Vice-primeiro-ministro rompeu a coligação com o Movimento 5 Estrelas, 14 meses depois de tomar posse.
"Não é ao senhor Salvini que compete decidir sobre a altura da crise" e o trabalho de um Governo "não se faz na praia". Giuseppe Conte falou quinta-feira à noite, feito raro, como o primeiro-ministro que é há um ano e dois meses. Respondia ao pedido de eleições antecipadas emitido por um dos elementos da coligação governamental, Matteo Salvini, patrão da Liga, de extrema-direita, que tem gasto o verão numa "tournée de praias" em festas-comício em tronco nu. Conte pedia ao vice-primeiro-ministro rebelde uma clarificação pública do que o movia e lembrava-lhe que é no Parlamento que as crises se debatem, em transparência.
Em comunicado, Salvini alegara antes a manifesta falta de maioria - entenda-se consenso - com o parceiro de coligação, o populista Movimento 5 Estrelas (M5S) de Luigi Di Maio. Sexta-feira, anuiu ao primeiro-ministro e afundou a crise: a Liga apresentou ao Parlamento em férias uma moção de censura a Conte, que deverá ainda levar dias a ser votada - nunca antes de 20 de agosto.
A jogada de Conte prendia-se com o facto, aventado na Imprensa italiana, de que Salvini tentou forçar uma remodelação, num encontro anteontem, antes de lançar a bomba das eleições antecipadas. A Liga teria pedido o afastamento de forças de bloqueio, como o ministro dos Transporte, oposto à linha de alta velocidade Turim-Lyon (França), a da Defesa (obstáculo ao controlo marítimo) e o da Economia, demasiado pró-europeu aos olhos de Salvini.
A aceitação por Conte era impossível, sob o risco de esvaziar a coligação. Salvini sabê-lo-ia.
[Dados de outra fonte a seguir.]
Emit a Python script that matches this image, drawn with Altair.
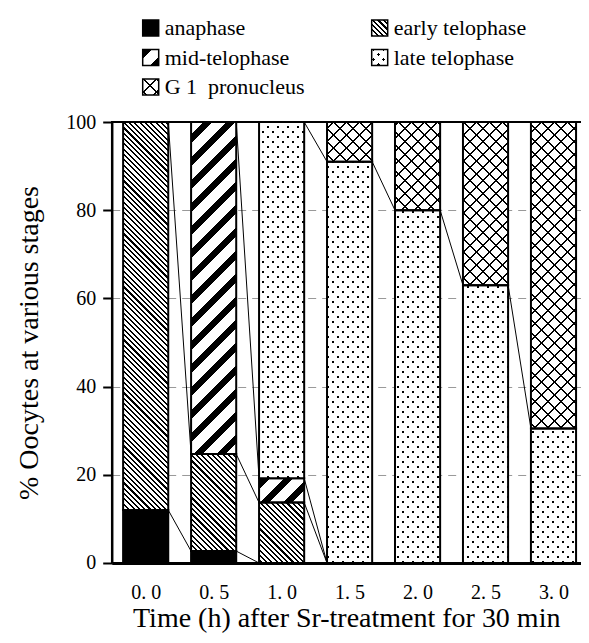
import math
import json
import altair as alt

# ---------------- data ----------------
times = [0.0, 0.5, 1.0, 1.5, 2.0, 2.5, 3.0]
tick_labels = ["0. 0", "0. 5", "1. 0", "1. 5", "2. 0", "2. 5", "3. 0"]
stages = ["anaphase", "early telophase", "mid-telophase", "late telophase", "G 1\u00a0 pronucleus"]
anaphase = [12.0, 2.7, 0.0, 0.0, 0.0, 0.0, 0.0]
early_telophase = [88.0, 22.0, 13.7, 0.0, 0.0, 0.0, 0.0]
mid_telophase = [0.0, 75.3, 5.5, 0.0, 0.0, 0.0, 0.0]
late_telophase = [0.0, 0.0, 80.8, 91.0, 80.0, 63.0, 30.5]
g1_pronucleus = [0.0, 0.0, 0.0, 9.0, 20.0, 37.0, 69.5]
series = [anaphase, early_telophase, mid_telophase, late_telophase, g1_pronucleus]

y_ticks = [0, 20, 40, 60, 80, 100]
x_title = "Time (h) after Sr-treatment for 30 min"
y_title = "% Oocytes at various stages"

# ---------------- layout / style ----------------
PLOT_W, PLOT_H = 469, 441
X_DOM = [-0.25, 3.2]
HW = 0.166  # half bar width in x units
PX_X = PLOT_W / (X_DOM[1] - X_DOM[0])
PX_Y = PLOT_H / 100.0
FONT = "Liberation Serif, Times New Roman, serif"
CLEAR = "rgba(0,0,0,0)"


def stripes(w, h, a, b, X0, Y0, period, lw, fg, bg):
    """Linear gradient with hard stops emulating a hatch pattern (bbox units)."""
    L = w * abs(a) + h * abs(b)
    dmin = (a * w if a < 0 else 0) + (b * h if b < 0 else 0)
    start = dmin + a * X0 + b * Y0
    x1 = 1.0 if a < 0 else 0.0
    y1 = 1.0 if b < 0 else 0.0
    k = L / (w * w * a * a + h * h * b * b)
    x2 = x1 + k * w * a
    y2 = y1 + k * h * b
    stops = [{"offset": 0, "color": bg}]
    m0 = math.floor(start / period) - 1
    m1 = math.ceil((start + L) / period) + 1
    for m in range(m0, m1 + 1):
        s = (m * period - start) / L
        e = (m * period + lw - start) / L
        if e <= 0 or s >= 1:
            continue
        s = round(max(s, 0.0), 5)
        e = round(min(e, 1.0), 5)
        stops += [{"offset": s, "color": bg}, {"offset": s, "color": fg},
                  {"offset": e, "color": fg}, {"offset": e, "color": bg}]
    stops.append({"offset": 1, "color": bg})
    return {"gradient": "linear", "x1": x1, "y1": y1,
            "x2": round(x2, 6), "y2": round(y2, 6), "stops": stops}


def pattern(idx, w, h, X0, Y0):
    if idx == 0:  # anaphase: solid black
        return ["black", CLEAR, CLEAR]
    if idx == 1:  # early telophase: fine "\\" hatch
        return [stripes(w, h, 1, -1, X0, Y0, 5.3, 2.1, "black", "white"), CLEAR, CLEAR]
    if idx == 2:  # mid-telophase: bold "//" hatch
        return [stripes(w, h, 1, 1, X0, Y0, 23, 9, "black", "white"), CLEAR, CLEAR]
    if idx == 3:  # late telophase: staggered dots
        return ["black",
                stripes(w, h, 1, 1, X0, Y0, 10, 2.9, CLEAR, "white"),
                stripes(w, h, 1, -1, X0, Y0, 10, 2.9, CLEAR, "white")]
    # G1 pronucleus: cross hatch
    return [stripes(w, h, 1, 1, X0, Y0, 13, 2.2, "black", "white"),
            stripes(w, h, 1, -1, X0, Y0, 13, 2.2, "black", CLEAR), CLEAR]


# bar segments
bar_rows = []
cum_tops = []  # cum_tops[s][i]
for s in range(len(series)):
    cum_tops.append([0.0] * len(times))
for i, t in enumerate(times):
    base = 0.0
    for s, vals in enumerate(series):
        v = vals[i]
        top = base + v
        cum_tops[s][i] = top
        if v > 0:
            w = 2 * HW * PX_X
            h = v * PX_Y
            X0 = (t - HW - X_DOM[0]) * PX_X
            Y0 = (100 - top) * PX_Y
            g = pattern(s, w, h, X0, Y0)
            bar_rows.append({"x0": t - HW, "x1": t + HW, "y0": base, "y1": top,
                             "stage": stages[s], "g0": g[0], "g1": g[1], "g2": g[2]})
        base = top

# series lines between neighbouring bars
line_rows = []
for i in range(len(times) - 1):
    for s in range(len(series)):
        line_rows.append({"x0": times[i] + HW, "x1": times[i + 1] - HW,
                          "y0": cum_tops[s][i], "y1": cum_tops[s][i + 1]})

# legend entries
legend_rows = []
legend_pos = [(0, 0), (1, 0), (0, 1), (1, 1), (0, 2)]
for s, (c, r) in enumerate(legend_pos):
    g = pattern(s, 16, 16, 0, 0)
    legend_rows.append({"col": c, "row": r, "label": stages[s],
                        "g0": g[0], "g1": g[1], "g2": g[2]})

bar_data = alt.Data(values=bar_rows)
line_data = alt.Data(values=line_rows)
legend_data = alt.Data(values=legend_rows)

label_expr = f"{json.dumps(tick_labels)}[indexof({json.dumps(times)}, datum.value)]"

x_scale = alt.Scale(domain=X_DOM, nice=False, zero=False)
y_scale = alt.Scale(domain=[0, 100], nice=False, zero=True)

x_axis = alt.Axis(values=times, labelExpr=label_expr, ticks=False, tickSize=0,
                  domainColor="black", domainWidth=3, grid=False,
                  labelFont=FONT, labelFontSize=20, labelColor="black", labelPadding=20,
                  title=x_title, titleFont=FONT, titleFontSize=28, titleFontWeight="normal",
                  titleColor="black", titlePadding=2)
y_axis = alt.Axis(values=y_ticks, tickSize=9, tickWidth=2, tickColor="black",
                  domainColor="black", domainWidth=2.5,
                  grid=True, gridDash=[8, 6], gridColor="#999999", gridWidth=1,
                  labelFont=FONT, labelFontSize=20, labelColor="black", labelPadding=7,
                  title=y_title, titleFont=FONT, titleFontSize=28, titleFontWeight="normal",
                  titleColor="black", titlePadding=22)


def enc(chart):
    return chart.encode(
        x=alt.X("x0:Q", scale=x_scale, axis=x_axis),
        x2="x1:Q",
        y=alt.Y("y0:Q", scale=y_scale, axis=y_axis),
        y2="y1:Q",
    )


rects = []
for k, col in enumerate(["g0", "g1", "g2"]):
    if k < 2:
        m = alt.Chart(bar_data).mark_rect(strokeWidth=0, opacity=1)
    else:
        m = alt.Chart(bar_data).mark_rect(stroke="black", strokeWidth=2, opacity=1)
    rects.append(enc(m).encode(fill=alt.Fill(f"{col}:N", scale=None)))

lines = enc(alt.Chart(line_data).mark_rule(color="black", strokeWidth=1))
top_rule = alt.Chart(line_data).mark_rule(color="black", strokeWidth=1.5).encode(
    y=alt.Y(datum=100, scale=y_scale, axis=y_axis))

main = alt.layer(*rects, lines, top_rule)

lx = alt.Scale(domain=[0, 1], range=[39, 268])
ly = alt.Scale(domain=[0, 2], range=[-94, -35])
leg_sq = []
for k, col in enumerate(["g0", "g1", "g2"]):
    if k < 2:
        m = alt.Chart(legend_data).mark_square(size=256, opacity=1, strokeWidth=0)
    else:
        m = alt.Chart(legend_data).mark_square(size=256, opacity=1, stroke="black", strokeWidth=1.5)
    leg_sq.append(m.encode(
        x=alt.X("col:Q", scale=lx, axis=None),
        y=alt.Y("row:Q", scale=ly, axis=None),
        fill=alt.Fill(f"{col}:N", scale=None)))
leg_txt = alt.Chart(legend_data).mark_text(
    align="left", baseline="middle", dx=14, font=FONT, fontSize=22, color="black"
).encode(x=alt.X("col:Q", scale=lx, axis=None),
         y=alt.Y("row:Q", scale=ly, axis=None),
         text="label:N")
legend = alt.layer(*leg_sq, leg_txt)

chart = alt.layer(main, legend).resolve_scale(x="independent", y="independent").properties(
    width=PLOT_W, height=PLOT_H,
    autosize=alt.AutoSizeParams(type="none"),
    padding={"left": 103.7, "top": 114, "right": 0, "bottom": 72},
).configure_view(stroke=None)

chart.save("out.html", embed_options={"renderer": "svg", "actions": False})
Restou a implosão. A instabilidade política era previsível: o sui generis executivo "amarelo-verde" (das cores, respetivamente, do M5S e da Liga) desde cedo revelou-se incapaz de acomodar dois partidos tão diferentes em praticamente tudo. E famigerada linha Turim-Lyon foi a gota de água.
Sonhada por Salvini, na ânsia das grandes obras para chamar investimento (apesar de Bruxelas explicar que isso afunda défices e afastar Roma dos limites europeus), era rejeitada pelo M5S. "A Itália não precisa de ministros que bloqueiam as obras públicas", resumiu o líder da Liga, anteontem à noite, numa praia do Adriático.
Agora, Conte sabe que está no fim. Alegadamente independente, era simpatizante do M5S antes de ser escolhido para o Governo. Não terá mais ninguém com ele. Nem fora do Parlamento.
A queda do M5S
O partido antissistema institucionalizou-se e esqueceu lutas antigas, aceitou grandes obras que rejeitava - até perceber a erosão das bases e recusar o TGV. Aceitou o reforço das restrições à imigração personificado por Salvini e rejeitado por senadores seus e apoiou uma amnistia fiscal para impedir a fuga de capitais. Tudo longe da transparência anticorrupção que deu estrelato ao M5S - e que valerá a saída de cena de Di Maio, deputado desde 2003, porque o partido fixa a regra do limite de dois mandatos.
O movimento ficou com as pastas menos visíveis, perdeu palco e nem a aprovação de um rendimento mínimo cidadão teve grande eco. Perdeu a aposta e o lugar no poder. A não ser que o presidente - que tem na mão o poder de convocar eleições - refaça o Governo com base no Parlamento resultante das legislativas de março de 2018. E aí o M5S tinha uma maioria clara: 33% contra 17% da Liga. Que se inverteu.